In the painting, Napoleon wields Charlemagne's sword and his ivory hand of justice. His pose echoes Classical representations of Jupiter, the greatest of the Roman gods (such as this example from the Hermitage Museum in St. Petersburg). And Ingres edged towards blasphemy by representing Napoleon as more than a little reminiscent of God Almighty from Jan van Eyck's famous Ghent Altarpiece, which Napoleon had plundered and moved to the Louvre.

Napoleon was given this treatment by many French artists, and even his enemies usually treated him with a kind of awe. But one other painting worth mentioning is a barefaced propaganda piece of a slightly different kind.

In 1799, during his Syrian campaign, Napoleon's forces stormed Jaffa (now part of Tel Aviv) and defeated the Turkish forces there. In the following days, his men ran amok, raping and killing thousands of civilians. Napoleon himself ordered 3,000 Turkish soldiers who had surrendered to be slaughtered. Then, when the Turks were on the verge of counterattack, Napoleon retreated and left behind some 50 of his own men who had been stricken with plague, after ordering them to be poisoned so that they could not be taken prisoner (French doctors refused to obey the order).

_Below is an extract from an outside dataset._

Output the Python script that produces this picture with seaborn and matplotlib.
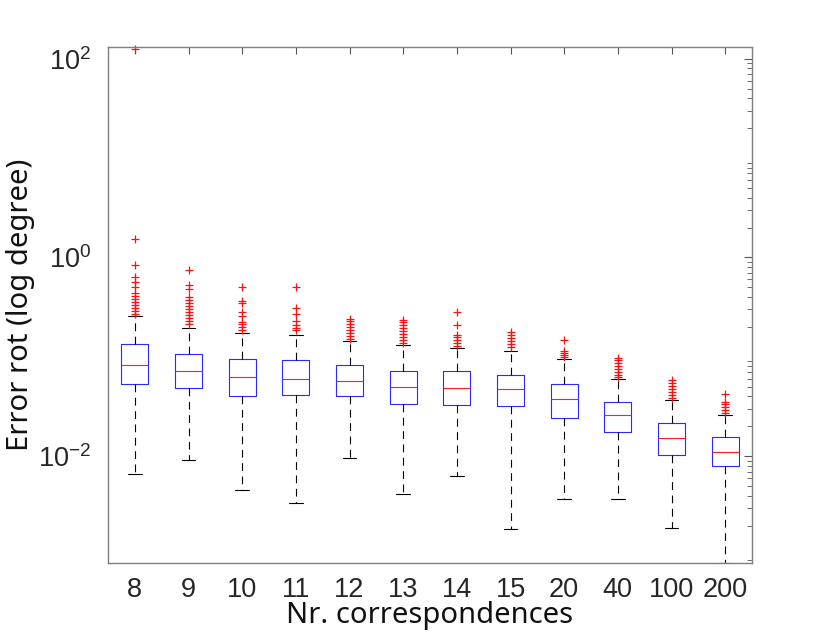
import numpy as np
import matplotlib
matplotlib.use("Agg")
import matplotlib.pyplot as plt
import seaborn as sns
from matplotlib.ticker import LogLocator, NullFormatter

# ---- data ----
categories = ["8", "9", "10", "11", "12", "13", "14", "15", "20", "40", "100", "200"]
whislo = [0.00659, 0.00912, 0.00455, 0.00340, 0.00948, 0.00415, 0.00634, 0.00185, 0.00370, 0.00370, 0.00190, 0.000845]
q1     = [0.0538, 0.0490, 0.0401, 0.0417, 0.0401, 0.0339, 0.0326, 0.0323, 0.0241, 0.0174, 0.01023, 0.00788]
median = [0.0836, 0.0720, 0.0627, 0.0604, 0.0577, 0.0494, 0.0490, 0.0479, 0.0374, 0.0257, 0.0151, 0.01114]
q3     = [0.136, 0.1077, 0.0959, 0.0937, 0.0822, 0.0720, 0.0715, 0.0656, 0.0529, 0.0347, 0.0218, 0.0155]
whishi = [0.255, 0.196, 0.175, 0.167, 0.143, 0.130, 0.124, 0.1154, 0.0959, 0.0604, 0.0368, 0.0260]
outliers = [
    [126.0, 1.52, 0.83, 0.634, 0.565, 0.503, 0.438, 0.406, 0.378, 0.353, 0.330, 0.307, 0.287, 0.268],
    [0.740, 0.523, 0.477, 0.396, 0.370, 0.345, 0.322, 0.300, 0.280, 0.261, 0.244, 0.228, 0.212],
    [0.503, 0.364, 0.345, 0.282, 0.255, 0.224, 0.212, 0.198, 0.185],
    [0.503, 0.312, 0.272, 0.228, 0.207, 0.193, 0.185],
    [0.242, 0.228, 0.212, 0.198, 0.185, 0.172, 0.161, 0.150],
    [0.236, 0.222, 0.207, 0.193, 0.180, 0.168, 0.157, 0.147, 0.137],
    [0.282, 0.211, 0.164, 0.157, 0.147, 0.137, 0.129],
    [0.1775, 0.164, 0.153, 0.143, 0.134, 0.125],
    [0.147, 0.1135, 0.108, 0.1035, 0.0989],
    [0.0982, 0.0922, 0.0861, 0.0803, 0.0749, 0.0699, 0.0652, 0.0622],
    [0.0581, 0.0542, 0.0506, 0.0471, 0.0440, 0.0410, 0.0383],
    [0.0427, 0.0351, 0.0333, 0.0311, 0.0290, 0.0270],
]
xlabel = "Nr. correspondences"
ylabel = "Error rot (log degree)"

sns.set_theme(style="white")
plt.rcParams["font.family"] = ["Liberation Sans", "DejaVu Sans"]
plt.rcParams["mathtext.fontset"] = "custom"
plt.rcParams["mathtext.rm"] = "Liberation Sans"
plt.rcParams["mathtext.it"] = "Liberation Sans:italic"
plt.rcParams["mathtext.bf"] = "Liberation Sans:bold"

fig = plt.figure(figsize=(8.30, 6.33), dpi=100)
ax = fig.add_axes([108 / 830, 1 - 563 / 633, (752 - 108) / 830, (563 - 47) / 633])

stats = []
for i, lab in enumerate(categories):
    stats.append(dict(label=lab, whislo=whislo[i], q1=q1[i], med=median[i],
                      q3=q3[i], whishi=whishi[i], fliers=outliers[i]))

lw = 0.8
positions = np.arange(1, len(categories) + 1)
art = ax.bxp(stats, positions=positions, widths=0.5, showfliers=True,
             boxprops=dict(color="#2a2aff", linewidth=lw),
             medianprops=dict(color="#ff2020", linewidth=lw),
             whiskerprops=dict(color="black", linewidth=lw, linestyle=(0, (7, 5))),
             capprops=dict(color="black", linewidth=lw),
             flierprops=dict(marker="+", markeredgecolor="#ff1010", markerfacecolor="none",
                             markersize=6, markeredgewidth=0.9, linestyle="none"),
             capwidths=0.25)
for f in art["fliers"]:
    f.set_clip_on(False)

ax.set_yscale("log")
ax.set_ylim(10 ** -3.075, 10 ** 2.118)
ax.set_xlim(0.5, len(categories) + 0.5)
ax.set_xticks(positions)
ax.set_xticklabels(categories)
ax.set_yticks([1e-2, 1e0, 1e2])
ax.yaxis.set_minor_locator(LogLocator(base=10, subs=np.arange(2, 10), numticks=20))
ax.yaxis.set_minor_formatter(NullFormatter())

spine_col = "#7f7f7f"
for s in ax.spines.values():
    s.set_color(spine_col)
    s.set_linewidth(1.0)
ax.tick_params(axis="both", which="both", direction="in", top=True, right=True,
               color="#555555", labelcolor="#262626", labelsize=19.5)
ax.tick_params(axis="x", which="major", length=5, width=0.8, pad=10)
ax.tick_params(axis="y", which="major", length=6, width=0.8, pad=12)
ax.tick_params(axis="y", which="minor", length=3.5, width=0.6)
ax.set_facecolor("white")
ax.grid(False)

ax.set_xlabel(xlabel, family=["Noto Sans", "DejaVu Sans"], fontsize=21, color="#111111", labelpad=-1)
ax.set_ylabel(ylabel, family=["Noto Sans", "DejaVu Sans"], fontsize=21, color="#111111", labelpad=2)

fig.savefig("out.png", dpi=100, facecolor="white")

Napoleon, relying so much on the morale of his troops and the popular support of the French people, could have been badly hurt by these horrifying incidents. His response was to commission Antoine-Jean Gros to paint Napoleon Bonaparte Visiting the Plague Stricken at Jaffa. Thus Napoleon ensured that the most enduring image of the Syrian campaign was the suffering of the French troops and his sympathetic tending to their needs.